Well, folks, some of you wrote to me with the desperation of people who thought I was actually going to grant your wishes. If I could do that you'd have to get in line behind me. A few people wrote in Liv Tyler, but they only wanted to screw her while she wore her elf ears and with Frodo's hairy feet tickling their balls. Anyway, the most fuckable ladies are:

  1. Zhang Ziyi (Rush Hour 2)
  2. Angelina Jolie (Tomb Raider)
  3. Jennifer Connelly (A Beautiful Mind)
  4. Penelope Cruz (Vanilla Sky, Captain Corelli's Mandolin)
  5. Laura Elena Haring (Mulholland Drive)
  6. Thora Birch (Ghost World)

Filthy's Pick: Laura Elena Haring. She looks like a very nice,slow fuck and those tits are fantastic. Also, I like the women a little on the voluptuous side, especially if they look they like they can shake it. Mrs. Filthy is voluptuous and when she starts shaking you'd swear it was fall in Maine.

The overrated and underrated categories seemed to confuse people. Some thought it was that they were supposed to vote for what I over or underrated, but who really gives a fuck about me? We're talking about the media and public in general. This category is about what movie was lavished with more praise than it deserved. What movie will be looked at in 20 years with "ehh" rather than "wow"? Here are the readers' thoughts:

  • "Fellowship of the Ring was at least good to watch. Peter Jackson makes great movies and this was the same, but it wasn't brilliant."
  • "Moulin Rouge was the biggest fucking waste of my time ever, and I actually ran from the theater half-way through the movie before it stained my shoes.
  • "Moulin Rouge...eh. Visually schweeeet, but a little too sickeningly sweet whilst doing so. Hannibal was a barrel full of cabbage farts."
  • "I really hated The Majestic, and I'm even starting to doubt whether it was worth taking a girl to it to try and get laid (she wanted to see it, I swear!)."
  • "I did see Planet of the Apes, but I pretty much got what I expected out of it, loud sound effects, and bad acting. Tim Burton sure did disappoint."
  • "I think just about anyone who read the ("Lord of the Rings" ) books would love the movie. For those who haven't, I'd say the movie's okay but certainly not great. It's long, slow, violent, many characters get poorly developed - and it's got those tired 20-second shots moving through reams of models and computer animation which finally end up focusing on a live actor, even if he is Christopher Lee."

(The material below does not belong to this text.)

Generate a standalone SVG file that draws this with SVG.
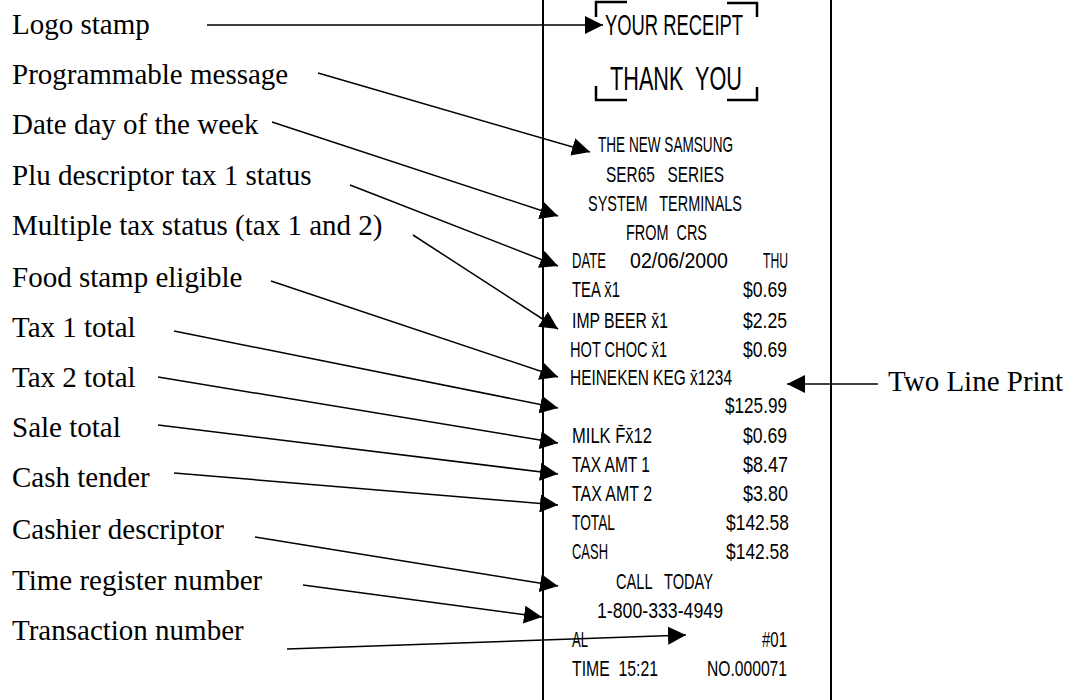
<svg xmlns="http://www.w3.org/2000/svg" width="1089" height="700" viewBox="0 0 1089 700">
  <style>
    .label { font-family: "Liberation Serif", "Times New Roman", serif; font-size: 29px; fill: #000; }
    .rc { font-family: "Liberation Sans", Arial, sans-serif; font-size: 22px; fill: #000; }
    .rcbig { font-family: "Liberation Sans", Arial, sans-serif; fill: #000; }
    .conn { stroke: #000; stroke-width: 1.5; fill: none; marker-end: url(#arrow); }
    .edge { stroke: #000; stroke-width: 2; fill: none; }
    .bracket { stroke: #000; stroke-width: 2.5; fill: none; }
  </style>
  <defs>
    <marker id="arrow" viewBox="0 0 18 18" refX="18" refY="9" markerWidth="18" markerHeight="18" markerUnits="userSpaceOnUse" orient="auto">
      <path d="M0,0 L18,9 L0,18 z" fill="#000"/>
    </marker>
  </defs>
  <rect width="1089" height="700" fill="#fff"/>

  <!-- receipt paper edges and printout -->
  <g id="receipt">
    <line class="edge" x1="543" y1="0" x2="543" y2="700"/>
    <line class="edge" x1="831" y1="0" x2="831" y2="700"/>
    <!-- logo frame corners -->
    <path class="bracket" d="M596,17 V2 H627 M727,3 H757 V17 M596,86 V100 H627 M727,100 H757 V87"/>
    <text class="rcbig" x="605" y="35" font-size="30" textLength="138" lengthAdjust="spacingAndGlyphs">YOUR RECEIPT</text>
    <text class="rcbig" x="610" y="90" font-size="34" textLength="132" lengthAdjust="spacingAndGlyphs" xml:space="preserve">THANK  YOU</text>

    <text class="rc" x="598" y="152" textLength="135" lengthAdjust="spacingAndGlyphs">THE NEW SAMSUNG</text>
    <text class="rc" x="606" y="182" textLength="118" lengthAdjust="spacingAndGlyphs" xml:space="preserve">SER65   SERIES</text>
    <text class="rc" x="588" y="211" textLength="154" lengthAdjust="spacingAndGlyphs" xml:space="preserve">SYSTEM   TERMINALS</text>
    <text class="rc" x="626" y="240" textLength="81" lengthAdjust="spacingAndGlyphs" xml:space="preserve">FROM  CRS</text>

    <text class="rc" x="572" y="268" textLength="34" lengthAdjust="spacingAndGlyphs">DATE</text>
    <text class="rc" x="630" y="268" textLength="98" lengthAdjust="spacingAndGlyphs">02/06/2000</text>
    <text class="rc" x="763" y="268" textLength="25" lengthAdjust="spacingAndGlyphs">THU</text>

    <text class="rc" x="572" y="297" textLength="48" lengthAdjust="spacingAndGlyphs">TEA x̄1</text>
    <text class="rc" x="743" y="297" textLength="44" lengthAdjust="spacingAndGlyphs">$0.69</text>
    <text class="rc" x="572" y="328" textLength="96" lengthAdjust="spacingAndGlyphs">IMP BEER x̄1</text>
    <text class="rc" x="743" y="328" textLength="44" lengthAdjust="spacingAndGlyphs">$2.25</text>
    <text class="rc" x="570" y="357" textLength="97" lengthAdjust="spacingAndGlyphs">HOT CHOC x̄1</text>
    <text class="rc" x="743" y="357" textLength="44" lengthAdjust="spacingAndGlyphs">$0.69</text>
    <text class="rc" x="570" y="385" textLength="162" lengthAdjust="spacingAndGlyphs">HEINEKEN KEG x̄1234</text>
    <text class="rc" x="725" y="413" textLength="62" lengthAdjust="spacingAndGlyphs">$125.99</text>
    <text class="rc" x="572" y="443" textLength="80" lengthAdjust="spacingAndGlyphs">MILK F̄x̄12</text>
    <text class="rc" x="743" y="443" textLength="44" lengthAdjust="spacingAndGlyphs">$0.69</text>
    <text class="rc" x="572" y="472" textLength="78" lengthAdjust="spacingAndGlyphs">TAX AMT 1</text>
    <text class="rc" x="743" y="472" textLength="45" lengthAdjust="spacingAndGlyphs">$8.47</text>
    <text class="rc" x="572" y="501" textLength="80" lengthAdjust="spacingAndGlyphs">TAX AMT 2</text>
    <text class="rc" x="743" y="501" textLength="45" lengthAdjust="spacingAndGlyphs">$3.80</text>
    <text class="rc" x="572" y="530" textLength="43" lengthAdjust="spacingAndGlyphs">TOTAL</text>
    <text class="rc" x="726" y="530" textLength="63" lengthAdjust="spacingAndGlyphs">$142.58</text>
    <text class="rc" x="572" y="559" textLength="36" lengthAdjust="spacingAndGlyphs">CASH</text>
    <text class="rc" x="726" y="559" textLength="63" lengthAdjust="spacingAndGlyphs">$142.58</text>
    <text class="rc" x="616" y="589" textLength="97" lengthAdjust="spacingAndGlyphs" xml:space="preserve">CALL   TODAY</text>
    <text class="rc" x="597" y="618" textLength="126" lengthAdjust="spacingAndGlyphs">1-800-333-4949</text>
    <text class="rc" x="572" y="647" textLength="16" lengthAdjust="spacingAndGlyphs">AL</text>
    <text class="rc" x="762" y="647" textLength="25" lengthAdjust="spacingAndGlyphs">#01</text>
    <text class="rc" x="572" y="676" textLength="86" lengthAdjust="spacingAndGlyphs" xml:space="preserve">TIME  15:21</text>
    <text class="rc" x="707" y="676" textLength="80" lengthAdjust="spacingAndGlyphs">NO.000071</text>
  </g>

  <!-- callout labels -->
  <g id="label-logo"><text class="label" x="12" y="34">Logo stamp</text></g>
  <g id="label-message"><text class="label" x="12" y="84">Programmable message</text></g>
  <g id="label-date"><text class="label" x="12" y="134">Date day of the week</text></g>
  <g id="label-plu"><text class="label" x="12" y="185">Plu descriptor tax 1 status</text></g>
  <g id="label-multitax"><text class="label" x="12" y="235">Multiple tax status (tax 1 and 2)</text></g>
  <g id="label-foodstamp"><text class="label" x="12" y="287">Food stamp eligible</text></g>
  <g id="label-tax1"><text class="label" x="12" y="337">Tax 1 total</text></g>
  <g id="label-tax2"><text class="label" x="12" y="387">Tax 2 total</text></g>
  <g id="label-sale"><text class="label" x="12" y="437">Sale total</text></g>
  <g id="label-cash"><text class="label" x="12" y="487">Cash tender</text></g>
  <g id="label-cashier"><text class="label" x="12" y="539">Cashier descriptor</text></g>
  <g id="label-time"><text class="label" x="12" y="590">Time register number</text></g>
  <g id="label-transaction"><text class="label" x="12" y="640">Transaction number</text></g>
  <g id="label-twoline"><text class="label" x="888" y="391">Two Line Print</text></g>

  <!-- pointer arrows -->
  <g id="connectors">
    <path class="conn" d="M207,25 L603,25"/>
    <path class="conn" d="M318,73 L590,152"/>
    <path class="conn" d="M272,122 L558,216"/>
    <path class="conn" d="M350,185 L558,266"/>
    <path class="conn" d="M413,235 L558,329"/>
    <path class="conn" d="M271,281 L558,377"/>
    <path class="conn" d="M174,331 L558,408"/>
    <path class="conn" d="M158,377 L558,443"/>
    <path class="conn" d="M158,425 L558,474"/>
    <path class="conn" d="M174,473 L558,505"/>
    <path class="conn" d="M255,537 L558,586"/>
    <path class="conn" d="M303,585 L542,617"/>
    <path class="conn" d="M287,649 L686,635"/>
    <path class="conn" d="M878,384 L787,384"/>
  </g>
</svg>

Of course, some of these movies are people's all-time favorites. Okay, not Pearl Harbor, but the others are truly beloved to someone. The most overrated movies are:

  1. Planet of the Apes
  2. A. I.
  3. Pearl Harbor
  4. Moulin Rouge
  5. Hannibal
  6. Lord of the Rings
  7. The Majestic

Filthy's Pick: Moulin Rouge. Man, it seems like everyone involved is getting more credit than they deserve. I hated the music, I didn't like the way the movie looked. I thought the plot was ridiculously simple. And for God's sake, it has John Leguizamo in it, doing another of his fucking awful ham jobs. And yet people keep piling on the bandwagon. I just don't get it.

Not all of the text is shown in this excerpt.